On the 15th-16thOctober, Dr Michael Shortall attended a workshop in Vienna to advance the research project of the OSCE Network of Think Thanks and Academic Institutions, entitled "Religion and Conflict Prevention in the OSCE Context" under the direction of Ambassador Philip McDonagh of the Edward M Kennedy Institute for Conflict Intervention at Maynooth University. It follows on from the opening workshop hosted by both educational institutions on the Maynooth campus. Dr Suzanne Mulligan contributed to that opening discussion and her ideas are reflected in the document.
As the draft report currently states: The objective of the project is to condense various areas of research as well as lessons learned in specific contexts into recommendations on how to mobilize and include religious leaders, institutions and congregations in new coalitions and frameworks of engagement. Such initiatives would be aimed at conflict prevention.In view of the broad range of options in a multitude of countries and sub-regions, as well as within the OSCE as a whole, the project has an exploratory character.
The Organisation for Security and Cooperation in Europe Network of Think Tanks and Academic Institutions, provides expertise, stimulates discussion and raises awareness of the Organisation of Security and Cooperation Europe. The network is used for the exchange of expertise and the coordination of activities between its members. The network's members are research institutions from across the OSCE area that are engaged in academic research and policy analysis on issues relevant to the OSCE’s security agenda. Currently, the network includes 84 institutions from 42 countries.
If you are interested in learning more, why not apply for the Masters in Theology (Christianity, Human Rights and Society)?

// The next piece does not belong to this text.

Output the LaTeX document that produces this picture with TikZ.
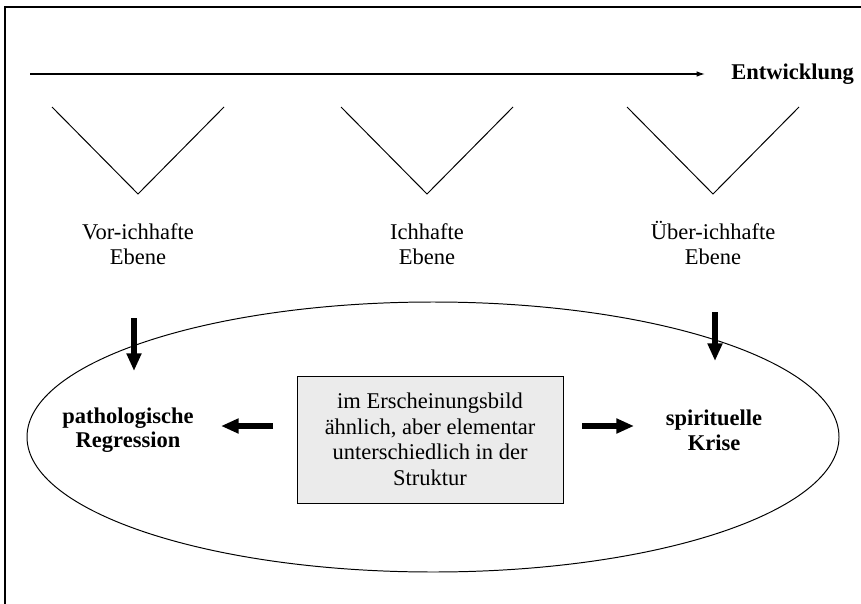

Come learn more about how religions can be real agents in bringing about a more stable, peaceful and just world.
In the words of Dr Suzanne Mulligan: “Aristotle is believed to have said that people who think they have no need for the common good are either beasts or gods. The Christian understanding of the common good helps us to avoid such a delusion. It asks us to become certain sorts of people in the world: caring, empathetic, responsible, just. We avoid descending to the level of the beasts. But nether is the Christian concept of the common good promising us a utopia, a heaven of sorts where we become gods. For some, the common good is an idea that remains beyond our reach, elusive and utopian. I would argue, however, that both the Christian faith urges, and the reasonable hopes of humanity demand, that we at least try to create a world suited not for the beasts or the gods, but one that affords all peoples the opportunity to flourish.”